Uno de los momentos más inusualmente poéticos del film llega cuando Agustina repasa una fotografía del casamiento de sus padres. En la foto permanecen aún pegadas distintas calcomanías que señalan quién es quién en la foto, y casi todos aparecen con su cartel correspondiente, excepto Néstor, principal testigo de boda. Hay algo del silenciamiento familiar que habla en esa foto mucho más que lo que dicen los que conocieron al padre. Y suple, de cierto modo, el silencio de la madre –que por razones posiblemente personales se abstuvo de participar en el documental–. Néstor está serio en aquella imagen, distante de la emoción de júbilo típica de aquellas ceremonias (de hecho, el rostro de la madre se volverá más grave a lo largo de la película, sin que podamos saber a ciencia cierta si la relación entre ella y su marido fue empeorando o es producto de una narrativa –consciente o inconsciente– de la directora a la hora de editar el film).
El otro momento poético de la película es la escena de las domas, en la que Agustina relata una historia compartida sobre la impericia de los psicólogos a la hora de trabajar con la homosexualidad de su padre y la bisexualidad de ella. Mientras cuenta las barrabasadas teóricas de los psicoanalistas (que su padre era “sólo un poco gay”, como si hubiera que aferrarse a un núcleo hetero de su interior para poder salir adelante) vemos a los jinetes domando caballos enloquecidos. La imagen tiene un doble fondo: por un lado, la escenificación de la sexualidad como algo que se resiste a ser domado –y que, en el proceso de domesticación, es torturado–, y por otro, un anticipo del fin de su padre, que morirá accidentalmente en circunstancias similares.

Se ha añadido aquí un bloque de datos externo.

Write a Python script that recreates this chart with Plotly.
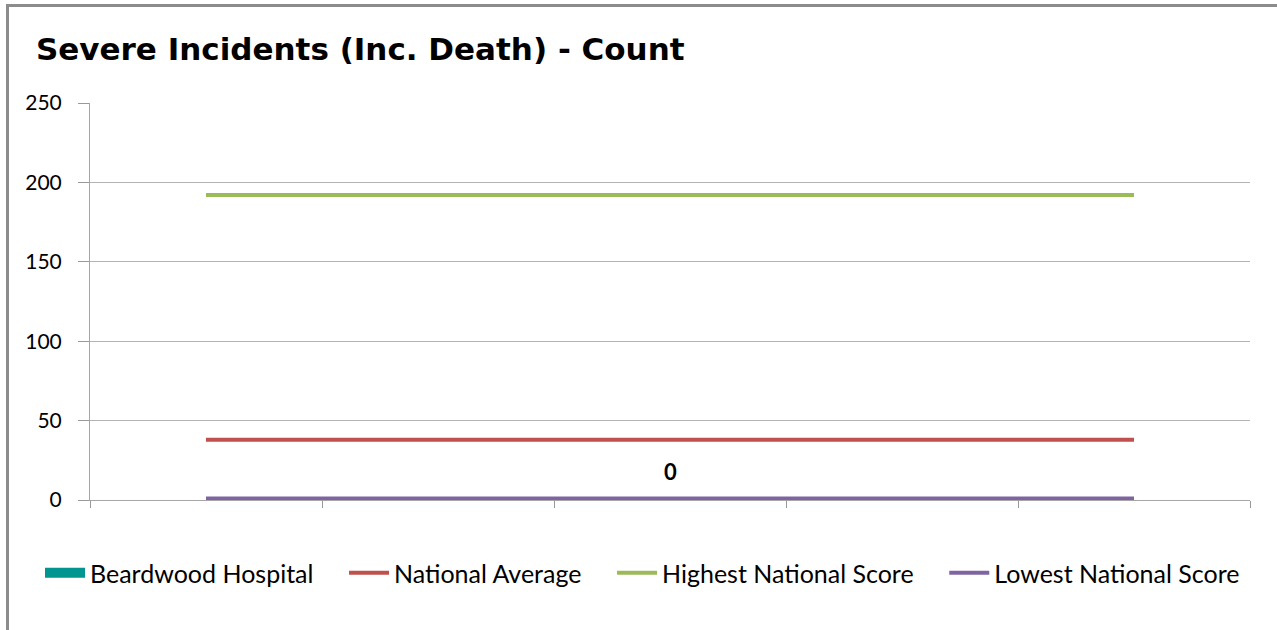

Quizás la única falencia del documental sea el final, en el que hay un anhelo de equilibrar la tristeza en una especie de apuesta a la continuidad generacional, pero que queda un tanto obvio de más por el peso que se le quiere dar a las palabras del hijo de la directora cuando define algo libre como fuera de una jaula (evidentemente, la jaula de las apariencias). Aun así, la opción de que sea ella la filmada, y ya no quien filma o recopila el material, parece imponer un quiebre en estas repeticiones y genera, de golpe, la certeza de que en todo ese tiempo que estuvo buscando a su padre, la que permanecía elusiva era ella misma. Al permitirse ser filmada por su hijo, incluso más allá de la obviedad del discurso, deja en la imagen algo que va más allá de lo cinematográfico y persigue el anhelo de hacer caer ese silencio, como una estatua que se hace añicos en el suelo.
El silencio es un cuerpo que cae. Dirección de Agustina Comedi. Argentina, 2017. Última función el domingo 28 de abril a las 19.00 en Sala B.